И второе – это сильная вертикаль власти, которая зацементирована. У нас были надежды, что представители силовых структур не подчинятся, но это нереалистично, поскольку у них своя система сдержек и противовесов.
Такие случаи, как ситуация с Протасевичем, – это совокупность винтиков режима. Я бы назвал это будничностью зла, когда каждый делает свою работу. И все вместе выливается в репрессии. Судья судит, хотя знает, что делает это незаконно, омоновец-свидетель знает, что лжесвидетельствует, тот, кто тебя задерживает и бьет палками, тоже знает, что это все неправильно, потому что ты просто шел по улице, ничего не нарушая. Конвоиры тоже понимают, что ты незаконно задержан.
Но каждый из них делает свою работу, и все это приводит к белорусской трагедии. Это одна из отрицательных особенностей белорусского менталитета. «Я просто делаю свою работу», «моя хата с краю», «не трогайте меня, мне приказали».

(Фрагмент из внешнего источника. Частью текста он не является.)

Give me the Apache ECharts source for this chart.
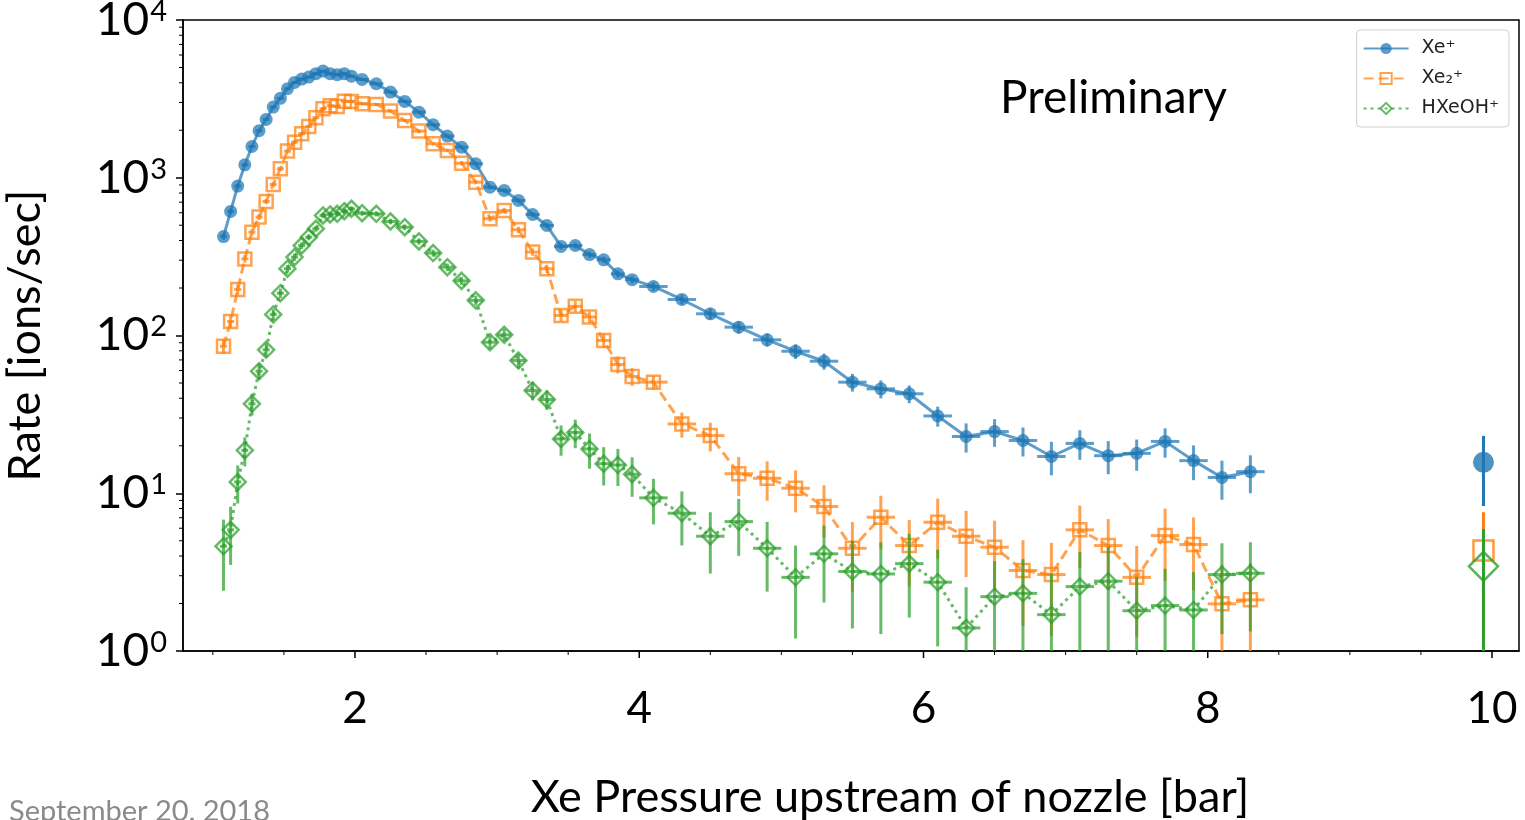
<!DOCTYPE html>
<html>
<head>
<meta charset="utf-8">
<title>Xe ion rates vs pressure</title>
<script src="https://cdn.jsdelivr.net/npm/echarts@6/dist/echarts.min.js"></script>
<style>
html, body { margin: 0; padding: 0; background: #fff; }
#chart { width: 1525px; height: 820px; }
</style>
</head>
<body>
<div id="chart"></div>
<script>
// pressure bins (bar) and half bin widths (horizontal error)
var pressure = [1.075, 1.125, 1.175, 1.225, 1.275, 1.325, 1.375, 1.425, 1.475, 1.525,
  1.575, 1.625, 1.675, 1.725, 1.775, 1.825, 1.875, 1.925, 1.975,
  2.05, 2.15, 2.25, 2.35, 2.45, 2.55, 2.65, 2.75, 2.85, 2.95,
  3.05, 3.15, 3.25, 3.35, 3.45, 3.55, 3.65, 3.75, 3.85, 3.95,
  4.1, 4.3, 4.5, 4.7, 4.9, 5.1, 5.3, 5.5, 5.7, 5.9, 6.1,
  6.3, 6.5, 6.7, 6.9, 7.1, 7.3, 7.5, 7.7, 7.9, 8.1, 8.3];
var halfBin = [0.025, 0.025, 0.025, 0.025, 0.025, 0.025, 0.025, 0.025, 0.025, 0.025,
  0.025, 0.025, 0.025, 0.025, 0.025, 0.025, 0.025, 0.025, 0.025,
  0.05, 0.05, 0.05, 0.05, 0.05, 0.05, 0.05, 0.05, 0.05, 0.05,
  0.05, 0.05, 0.05, 0.05, 0.05, 0.05, 0.05, 0.05, 0.05, 0.05,
  0.1, 0.1, 0.1, 0.1, 0.1, 0.1, 0.1, 0.1, 0.1, 0.1, 0.1,
  0.1, 0.1, 0.1, 0.1, 0.1, 0.1, 0.1, 0.1, 0.1, 0.1, 0.1];

// Xe+
var rateXe = [424, 612, 885, 1208, 1578, 1986, 2344, 2805, 3186, 3667,
  4021, 4220, 4345, 4566, 4744, 4566, 4498, 4566, 4406,
  4201, 3945, 3490, 3047, 2606, 2168, 1836, 1563, 1227, 872,
  831, 718, 585, 498, 367, 372, 326, 302, 246, 226,
  204.5, 169.2, 137.3, 112.9, 93.9, 79.5, 68.7, 50.6, 45.9, 42.7, 30.9,
  22.9, 24.6, 21.6, 17.1, 20.7, 17.3, 17.9, 21.3, 16.1, 12.6, 13.7];
var errXe = [20, 25, 30, 35, 40, 45, 50, 55, 60, 60,
  65, 65, 65, 70, 70, 70, 70, 70, 70,
  65, 60, 55, 50, 45, 40, 38, 35, 30, 25,
  25, 22, 20, 18, 16, 16, 15, 14, 13, 12,
  13, 12, 11, 10, 9, 8.5, 8, 6.5, 6, 5.5, 4.5,
  4.8, 4.9, 4.5, 4.1, 4.4, 4.1, 4.0, 4.5, 4.0, 3.5, 3.7];

// Xe2+
var rateXe2 = [85.5, 122.7, 195.7, 306, 452, 563, 707, 907, 1140, 1475,
  1682, 1901, 2115, 2402, 2739, 2861, 2832, 3059, 3047,
  2946, 2916, 2645, 2308, 1975, 1643, 1490, 1237, 938, 550,
  620, 468, 338, 265, 134, 153, 131, 93, 65.5, 55,
  50.6, 27.5, 23.2, 13.3, 12.45, 10.76, 8.24, 4.48, 7.05, 4.66, 6.55,
  5.34, 4.55, 3.24, 3.05, 5.86, 4.66, 2.93, 5.39, 4.73, 1.99, 2.11];
var errXe2 = [9, 11, 14, 17, 21, 24, 27, 30, 34, 38,
  41, 44, 46, 49, 52, 53, 53, 55, 55,
  54, 54, 51, 48, 44, 40, 38, 35, 30, 23,
  25, 22, 18, 16, 11, 12, 11, 9.5, 8, 7,
  5, 5, 4.8, 3.7, 3.5, 3.2, 3.0, 2.1, 2.6, 2.1, 2.7,
  2.4, 2.15, 1.8, 1.8, 2.5, 2.2, 1.7, 2.6, 2.3, 1.5, 1.5];

// HXeOH+
var rateHXeOH = [4.61, 5.86, 11.8, 18.7, 36.9, 59.4, 81.2, 136, 185.5, 265,
  314, 372, 420, 475, 577, 585, 591, 614, 636,
  596, 591, 528, 486, 395, 333, 271, 222, 167, 90.7,
  101, 69.4, 44.8, 39.3, 22.1, 24.3, 19.1, 15.4, 15.1, 13.2,
  9.35, 7.47, 5.34, 6.61, 4.48, 2.93, 4.13, 3.19, 3.08, 3.58, 2.73,
  1.40, 2.21, 2.32, 1.70, 2.56, 2.77, 1.80, 1.94, 1.82, 3.05, 3.11];
var errHXeOH = [2.2, 2.35, 3.2, 3.9, 5.8, 7, 8, 11, 13, 15,
  17, 18, 19, 20, 22, 22, 22, 23, 23,
  22, 22, 21, 20, 18, 17, 15, 13, 12, 8.5,
  9, 7.5, 6, 5.5, 4.8, 5, 4.8, 4.2, 4.0, 3.7,
  3.0, 2.8, 2.24, 2.6, 2.1, 1.73, 2.1, 1.8, 1.8, 1.95, 1.66,
  1.14, 1.5, 1.5, 1.38, 1.67, 1.8, 1.13, 1.38, 1.34, 1.77, 1.78];

// single reference point near 10 bar
var refPressure = [9.94];
var refXe = [15.7], refXeErr = [7.4];
var refXe2 = [4.33], refXe2Err = [3.25];
var refHXeOH = [3.44], refHXeOHErr = [2.5];

// axis ticks
var xMajorTicks = [2, 4, 6, 8, 10];
var xMinorTicks = [1, 1.5, 2.5, 3, 3.5, 4.5, 5, 5.5, 6.5, 7, 7.5, 8.5, 9, 9.5];
var yTickValues = [1, 10, 100, 1000, 10000];
var yTickExps = ['0', '1', '2', '3', '4'];
var yMinorTicks = [2, 3, 4, 5, 6, 7, 8, 9, 20, 30, 40, 50, 60, 70, 80, 90,
  200, 300, 400, 500, 600, 700, 800, 900, 2000, 3000, 4000, 5000, 6000, 7000, 8000, 9000];

var blue = 'rgba(31,119,180,0.72)';
var orange = 'rgba(255,127,14,0.72)';
var green = 'rgba(44,160,44,0.72)';

function pairs(xs, ys) {
  return xs.map(function (x, i) { return [x, ys[i]]; });
}
function errRows(xs, ys, es, hw) {
  return xs.map(function (x, i) {
    return [x, ys[i], ys[i] - es[i], ys[i] + es[i], hw ? hw[i] : 0];
  });
}

function errorBars(color) {
  return function (params, api) {
    var cs = params.coordSys;
    var bottom = cs.y + cs.height;
    var x = api.value(0), y = api.value(1), lo = api.value(2), hi = api.value(3), hw = api.value(4);
    var c = api.coord([x, y]);
    var top = api.coord([x, hi])[1];
    var low = lo > 0 ? Math.min(api.coord([x, lo])[1], bottom) : bottom;
    var kids = [{
      type: 'line',
      shape: { x1: c[0], y1: top, x2: c[0], y2: low },
      style: { stroke: color, lineWidth: 3 }
    }];
    if (hw > 0) {
      var l = api.coord([x - hw, y])[0], r = api.coord([x + hw, y])[0];
      kids.push({
        type: 'line',
        shape: { x1: l, y1: c[1], x2: r, y2: c[1] },
        style: { stroke: color, lineWidth: 3 }
      });
    }
    return { type: 'group', children: kids };
  };
}

function tickSeries(values, axis, len, width) {
  return {
    type: 'custom',
    silent: true,
    clip: false,
    z: 20,
    data: values.map(function (v) { return axis === 'x' ? [v, 1] : [1, v]; }),
    renderItem: function (params, api) {
      var cs = params.coordSys;
      var p = api.coord([api.value(0), api.value(1)]);
      if (axis === 'x') {
        var b = cs.y + cs.height;
        return { type: 'line', shape: { x1: p[0], y1: b, x2: p[0], y2: b + len }, style: { stroke: '#000', lineWidth: width } };
      }
      return { type: 'line', shape: { x1: cs.x - len, y1: p[1], x2: cs.x, y2: p[1] }, style: { stroke: '#000', lineWidth: width } };
    }
  };
}

var chart = echarts.init(document.getElementById('chart'));

var option = {
  animation: false,
  backgroundColor: '#fff',
  grid: {
    left: 183, right: 6, top: 20, bottom: 169,
    containLabel: false,
    outerBoundsMode: 'none',
    show: true, borderColor: '#000', borderWidth: 1.5, backgroundColor: 'transparent'
  },
  legend: {
    orient: 'vertical',
    right: 16,
    top: 30,
    itemWidth: 45,
    itemHeight: 14,
    itemGap: 11,
    padding: [9, 10, 9, 6],
    borderColor: '#cfcfcf',
    borderWidth: 1,
    borderRadius: 4,
    backgroundColor: '#fff',
    textStyle: { fontFamily: 'DejaVu Sans', fontSize: 19, color: '#222', padding: [0, 0, 0, 8] },
    data: ['Xe⁺', 'Xe₂⁺', 'HXeOH⁺']
  },
  xAxis: {
    type: 'value',
    min: 0.79,
    max: 10.19,
    splitNumber: 5,
    name: 'Xe Pressure upstream of nozzle [bar]',
    nameLocation: 'middle',
    nameGap: 124,
    nameTextStyle: { fontFamily: 'Lato', fontSize: 45, color: '#000', padding: [0, 0, 0, 78] },
    axisLine: { show: true, lineStyle: { color: '#000', width: 1.5 } },
    axisTick: { show: false },
    splitLine: { show: false },
    axisLabel: {
      showMinLabel: false,
      showMaxLabel: false,
      margin: 36,
      fontFamily: 'Lato',
      fontSize: 44,
      color: '#000',
      formatter: function (v) { return xMajorTicks.indexOf(v) >= 0 ? String(v) : ''; }
    }
  },
  yAxis: {
    type: 'log',
    logBase: 10,
    min: 1,
    max: 10000,
    name: 'Rate [ions/sec]',
    nameLocation: 'middle',
    nameGap: 135,
    nameTextStyle: { fontFamily: 'Lato', fontSize: 45, color: '#000' },
    axisLine: { show: true, lineStyle: { color: '#000', width: 1.5 } },
    axisTick: { show: true, length: 7, lineStyle: { color: '#000', width: 1.5 } },
    splitLine: { show: false },
    axisLabel: {
      margin: 16,
      color: '#000',
      formatter: function (v) {
        var i = yTickValues.indexOf(Math.round(v));
        return '{b|10}{s|' + (i >= 0 ? yTickExps[i] : '') + '}';
      },
      rich: {
        b: { fontFamily: 'Lato', fontSize: 46, lineHeight: 46, color: '#000', verticalAlign: 'bottom' },
        s: { fontFamily: 'Lato', fontSize: 29, lineHeight: 46, color: '#000', verticalAlign: 'top', padding: [0, 0, 14, 1] }
      }
    }
  },
  graphic: [
    { type: 'text', left: 1000, top: 75, style: { text: 'Preliminary', fontFamily: 'Lato', fontSize: 46, fill: '#000' } },
    { type: 'text', left: 9, top: 797, style: { text: 'September 20, 2018', fontFamily: 'Lato', fontSize: 29, fill: '#8a8a8a' } }
  ],
  series: [
    {
      name: 'Xe⁺', type: 'line', z: 2,
      data: pairs(pressure, rateXe),
      symbol: 'circle', symbolSize: 13,
      lineStyle: { color: blue, width: 3 },
      itemStyle: { color: blue, borderWidth: 0 }
    },
    { name: 'errXe', type: 'custom', z: 3, silent: true, clip: false, data: errRows(pressure, rateXe, errXe, halfBin), renderItem: errorBars(blue) },
    {
      name: 'Xe₂⁺', type: 'line', z: 4,
      data: pairs(pressure, rateXe2),
      symbol: 'rect', symbolSize: 13,
      lineStyle: { color: orange, width: 3, type: [10, 5] },
      itemStyle: { color: 'rgba(255,255,255,0)', borderColor: orange, borderWidth: 2.5 }
    },
    { name: 'errXe2', type: 'custom', z: 5, silent: true, clip: false, data: errRows(pressure, rateXe2, errXe2, halfBin), renderItem: errorBars(orange) },
    {
      name: 'HXeOH⁺', type: 'line', z: 6,
      data: pairs(pressure, rateHXeOH),
      symbol: 'diamond', symbolSize: 16,
      lineStyle: { color: green, width: 3, type: [3, 4] },
      itemStyle: { color: 'rgba(255,255,255,0)', borderColor: green, borderWidth: 2.5 }
    },
    { name: 'errHXeOH', type: 'custom', z: 7, silent: true, clip: false, data: errRows(pressure, rateHXeOH, errHXeOH, halfBin), renderItem: errorBars(green) },

    { name: 'refXe', type: 'scatter', z: 2, data: pairs(refPressure, refXe), symbol: 'circle', symbolSize: 21, itemStyle: { color: 'rgba(31,119,180,1)' } },
    { name: 'refXeErr', type: 'custom', z: 3, silent: true, clip: false, data: errRows(refPressure, refXe, refXeErr), renderItem: errorBars('rgba(31,119,180,1)') },
    { name: 'refXe2', type: 'scatter', z: 4, data: pairs(refPressure, refXe2), symbol: 'rect', symbolSize: 20, itemStyle: { color: 'rgba(255,255,255,0)', borderColor: 'rgba(255,127,14,1)', borderWidth: 2.5 } },
    { name: 'refXe2Err', type: 'custom', z: 5, silent: true, clip: false, data: errRows(refPressure, refXe2, refXe2Err), renderItem: errorBars('rgba(255,127,14,1)') },
    { name: 'refHXeOH', type: 'scatter', z: 6, data: pairs(refPressure, refHXeOH), symbol: 'diamond', symbolSize: 29, itemStyle: { color: 'rgba(255,255,255,0)', borderColor: 'rgba(44,160,44,1)', borderWidth: 2.5 } },
    { name: 'refHXeOHErr', type: 'custom', z: 7, silent: true, clip: false, data: errRows(refPressure, refHXeOH, refHXeOHErr), renderItem: errorBars('rgba(44,160,44,1)') },

    tickSeries(xMajorTicks, 'x', 7, 1.5),
    tickSeries(xMinorTicks, 'x', 4, 1),
    tickSeries(yMinorTicks, 'y', 4, 1)
  ]
};

chart.setOption(option);
</script>
</body>
</html>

Мирный протест работал долго. Мы «гуляли» массово несколько недель. Но, к сожалению, никто больше не присоединился. Очень неприятно поступила Россия, поддержав Лукашенко. Мы надеялись, что она поддержит нас. И излишнюю дипломатичность проявила Европа, вовремя не создав какие-то внешние условия и санкции для того, чтобы наш мирный протест разросся. Сейчас мы надеемся, что действия мирового сообщества помогут протесту вновь выйти с кухонь на улицы».
В прошлом Андрей подумывал над эмиграцией и даже предпринимал попытки уехать из страны, но сейчас ему как никогда хочется остаться в Беларуси.
«Пришло четкое понимание патриотизма и того, что это моя страна, и уж точно не я должен уезжать из нее. В принципе, все те, кто выходил на улицу, понимали, что каждый из них каким-то образом влияет на ситуацию. От каждого из нас зависит, будет ли Беларусь свободной и демократичной, счастливой и процветающей».